** What this task involves **
With the pictures omitted, write out the entries that follow exactly as they stand.

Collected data
┌──
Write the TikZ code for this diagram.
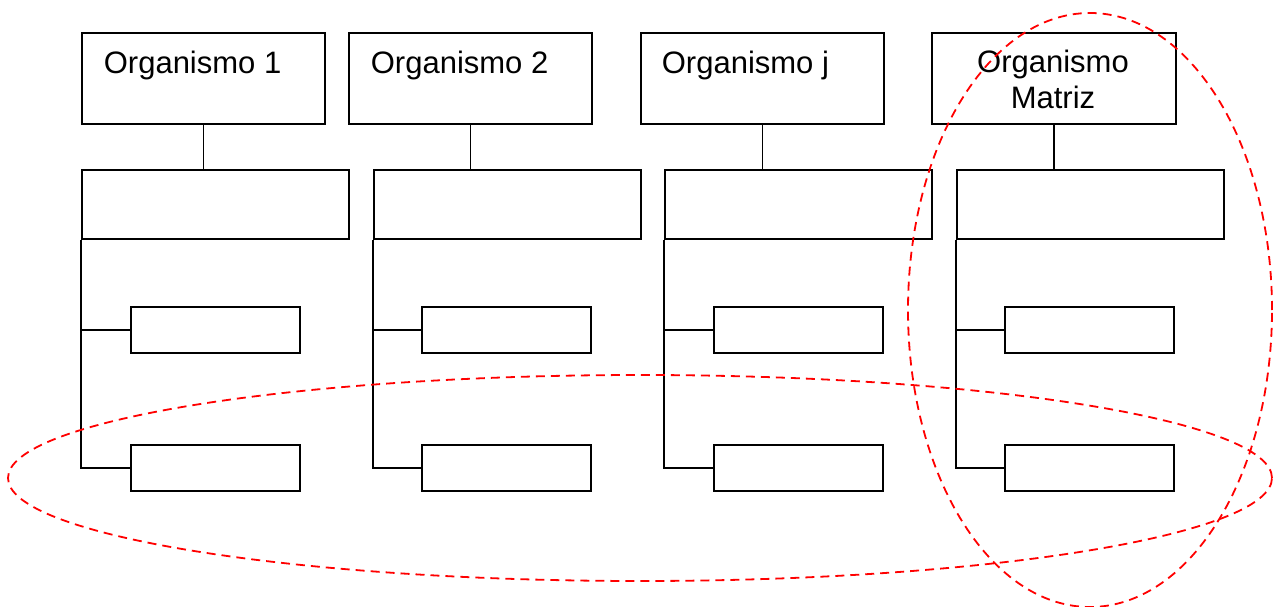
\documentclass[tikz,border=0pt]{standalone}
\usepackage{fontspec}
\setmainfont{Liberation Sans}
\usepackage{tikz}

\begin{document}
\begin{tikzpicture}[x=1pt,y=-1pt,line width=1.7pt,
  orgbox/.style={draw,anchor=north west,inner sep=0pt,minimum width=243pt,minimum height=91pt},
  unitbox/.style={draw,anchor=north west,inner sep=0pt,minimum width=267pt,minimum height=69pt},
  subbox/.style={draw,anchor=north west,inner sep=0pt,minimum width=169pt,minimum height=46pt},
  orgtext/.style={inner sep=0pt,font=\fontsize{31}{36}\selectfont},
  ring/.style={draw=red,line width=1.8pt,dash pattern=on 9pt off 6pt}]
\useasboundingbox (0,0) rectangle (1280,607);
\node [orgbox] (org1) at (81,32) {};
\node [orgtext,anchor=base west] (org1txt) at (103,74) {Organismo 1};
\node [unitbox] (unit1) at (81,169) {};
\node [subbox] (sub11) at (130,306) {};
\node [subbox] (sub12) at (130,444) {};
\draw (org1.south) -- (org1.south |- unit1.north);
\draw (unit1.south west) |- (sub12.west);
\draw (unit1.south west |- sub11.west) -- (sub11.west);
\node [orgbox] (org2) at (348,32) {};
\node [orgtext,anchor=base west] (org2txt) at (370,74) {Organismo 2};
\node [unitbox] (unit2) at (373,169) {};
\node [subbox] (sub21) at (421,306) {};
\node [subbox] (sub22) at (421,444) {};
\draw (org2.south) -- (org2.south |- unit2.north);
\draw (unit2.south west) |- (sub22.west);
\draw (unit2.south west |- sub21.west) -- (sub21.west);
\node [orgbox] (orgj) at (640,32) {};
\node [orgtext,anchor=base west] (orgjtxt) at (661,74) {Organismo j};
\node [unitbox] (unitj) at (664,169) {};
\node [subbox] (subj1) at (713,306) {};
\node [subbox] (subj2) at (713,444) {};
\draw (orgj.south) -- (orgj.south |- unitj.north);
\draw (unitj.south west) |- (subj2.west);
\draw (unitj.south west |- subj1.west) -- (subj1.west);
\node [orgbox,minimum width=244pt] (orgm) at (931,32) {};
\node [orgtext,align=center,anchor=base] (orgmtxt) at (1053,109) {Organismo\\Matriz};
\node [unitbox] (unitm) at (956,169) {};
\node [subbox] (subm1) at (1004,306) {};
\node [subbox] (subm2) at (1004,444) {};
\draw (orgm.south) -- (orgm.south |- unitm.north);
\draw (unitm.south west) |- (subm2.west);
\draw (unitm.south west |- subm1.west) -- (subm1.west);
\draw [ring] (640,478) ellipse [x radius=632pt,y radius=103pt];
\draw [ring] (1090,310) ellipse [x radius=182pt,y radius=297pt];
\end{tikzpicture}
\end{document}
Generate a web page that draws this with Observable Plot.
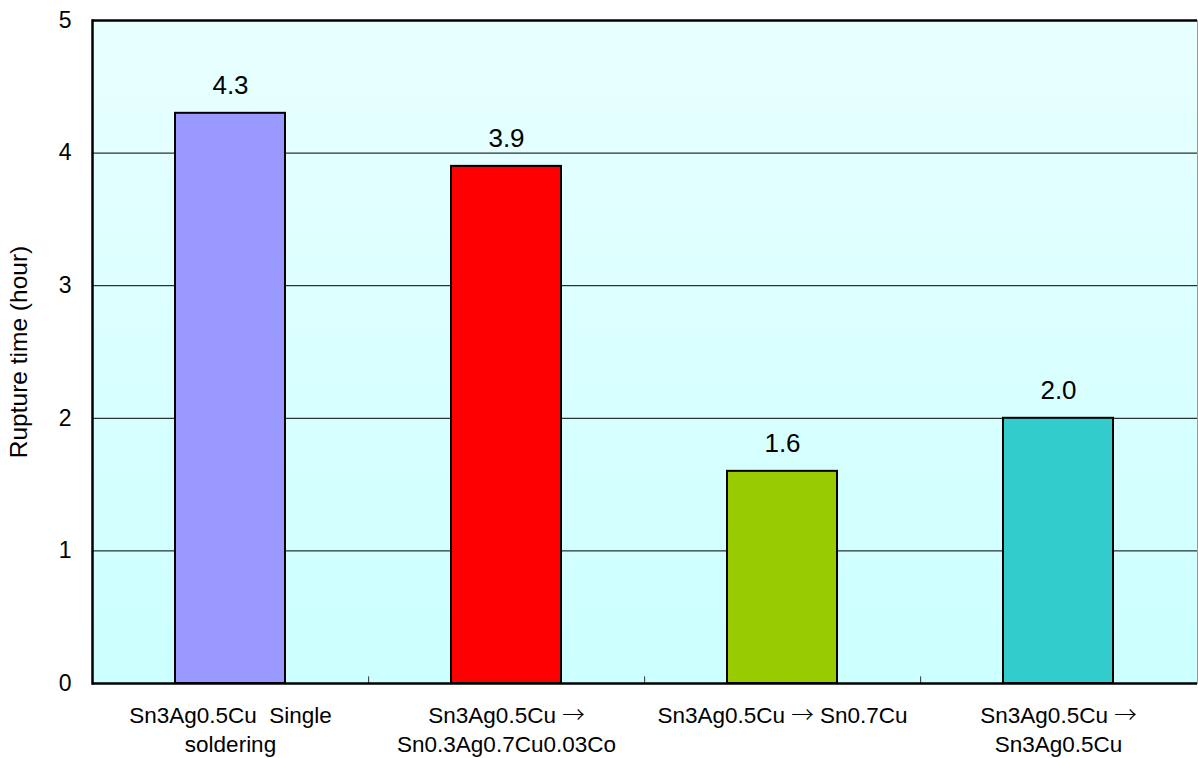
└──
** Result **
Write the TikZ code for this diagram.
\documentclass[tikz,border=0pt]{standalone}
\usepackage{fontspec}
\setmainfont{Liberation Sans}
\usepackage{tikz}

\begin{document}
\begin{tikzpicture}[x=1pt,y=-1pt,line width=1.7pt,
  orgbox/.style={draw,anchor=north west,inner sep=0pt,minimum width=243pt,minimum height=91pt},
  unitbox/.style={draw,anchor=north west,inner sep=0pt,minimum width=267pt,minimum height=69pt},
  subbox/.style={draw,anchor=north west,inner sep=0pt,minimum width=169pt,minimum height=46pt},
  orgtext/.style={inner sep=0pt,font=\fontsize{31}{36}\selectfont},
  ring/.style={draw=red,line width=1.8pt,dash pattern=on 9pt off 6pt}]
\useasboundingbox (0,0) rectangle (1280,607);
\node [orgbox] (org1) at (81,32) {};
\node [orgtext,anchor=base west] (org1txt) at (103,74) {Organismo 1};
\node [unitbox] (unit1) at (81,169) {};
\node [subbox] (sub11) at (130,306) {};
\node [subbox] (sub12) at (130,444) {};
\draw (org1.south) -- (org1.south |- unit1.north);
\draw (unit1.south west) |- (sub12.west);
\draw (unit1.south west |- sub11.west) -- (sub11.west);
\node [orgbox] (org2) at (348,32) {};
\node [orgtext,anchor=base west] (org2txt) at (370,74) {Organismo 2};
\node [unitbox] (unit2) at (373,169) {};
\node [subbox] (sub21) at (421,306) {};
\node [subbox] (sub22) at (421,444) {};
\draw (org2.south) -- (org2.south |- unit2.north);
\draw (unit2.south west) |- (sub22.west);
\draw (unit2.south west |- sub21.west) -- (sub21.west);
\node [orgbox] (orgj) at (640,32) {};
\node [orgtext,anchor=base west] (orgjtxt) at (661,74) {Organismo j};
\node [unitbox] (unitj) at (664,169) {};
\node [subbox] (subj1) at (713,306) {};
\node [subbox] (subj2) at (713,444) {};
\draw (orgj.south) -- (orgj.south |- unitj.north);
\draw (unitj.south west) |- (subj2.west);
\draw (unitj.south west |- subj1.west) -- (subj1.west);
\node [orgbox,minimum width=244pt] (orgm) at (931,32) {};
\node [orgtext,align=center,anchor=base] (orgmtxt) at (1053,109) {Organismo\\Matriz};
\node [unitbox] (unitm) at (956,169) {};
\node [subbox] (subm1) at (1004,306) {};
\node [subbox] (subm2) at (1004,444) {};
\draw (orgm.south) -- (orgm.south |- unitm.north);
\draw (unitm.south west) |- (subm2.west);
\draw (unitm.south west |- subm1.west) -- (subm1.west);
\draw [ring] (640,478) ellipse [x radius=632pt,y radius=103pt];
\draw [ring] (1090,310) ellipse [x radius=182pt,y radius=297pt];
\end{tikzpicture}
\end{document}
Generate a web page that draws this with Observable Plot.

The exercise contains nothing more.